Tanto va la gatta al lardo, che ci lascia lo zampino
Ma perché la gatta? Se è il gatto ad andare al lardo, non ci lascia lo zampino lo stesso? Saggezza dei popoli sessista? Probabilmente sì.
Ed il lardo? Sì, probabilmente il lardo è apprezzato, ma lo stereotipo non vorrebbe il gatto ghiotto di topi, pesce o latte? Mai generalizzare, visto quanto sono schizzinosi i gatti. O forse sono sempre stato esposto allo stereotipo sbagliato, e nessuno me l’ha mai detto per non ferire la mia sensibilità.
C’è chi sostiene possa trattarsi di un refuso, propagatosi negli anni: non sarebbe “il lardo” ma “al largo”, con riferimento alla deprecabile abitudine delle gatte di spingersi oltre la boa di segnalazione nelle giornate di mare mosso, ignorando i ripetuti richiami del bagnino. Questa teoria non ha mai preso zampino, tuttavia.

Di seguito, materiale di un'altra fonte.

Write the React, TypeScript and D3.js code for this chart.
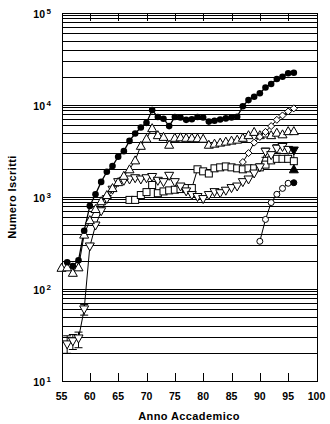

Veniamo al punto cruciale: ma perché ci lascia lo zampino? Che è, esplosivo, il lardo? Una mina antigatto artigianale? Gli amanti del lardo vanno tanto al lardo, ma non ci rimettono le mani.
O si vuole forse intendere: “ci lascia l’impronta dello zampino”? Se sì, non ci vedo nulla di particolarmente nefasto; di solito i gatti non hanno come obiettivo primario quello di sfuggire a Gil Grissom, ma di riempirsi la pancia. Un gatto con guantini di gomma darebbe nell’occhio molto più di un gatto che lasci impronte sul lardo altrui.
Si fosse detto “Tanto va la gatta al lardo che muore devastata dal colesterolo”, avrebbe avuto un senso. Ma lo zampino, suvvia. Poi arrivano l’uomo nero ed il babau, e le strappano la coda. E’ saggezza popolare o uno squallido plagio di una fiaba dei fratelli Grimm?
Buona l’idea, trito il precetto morale, deprecabile la realizzazione.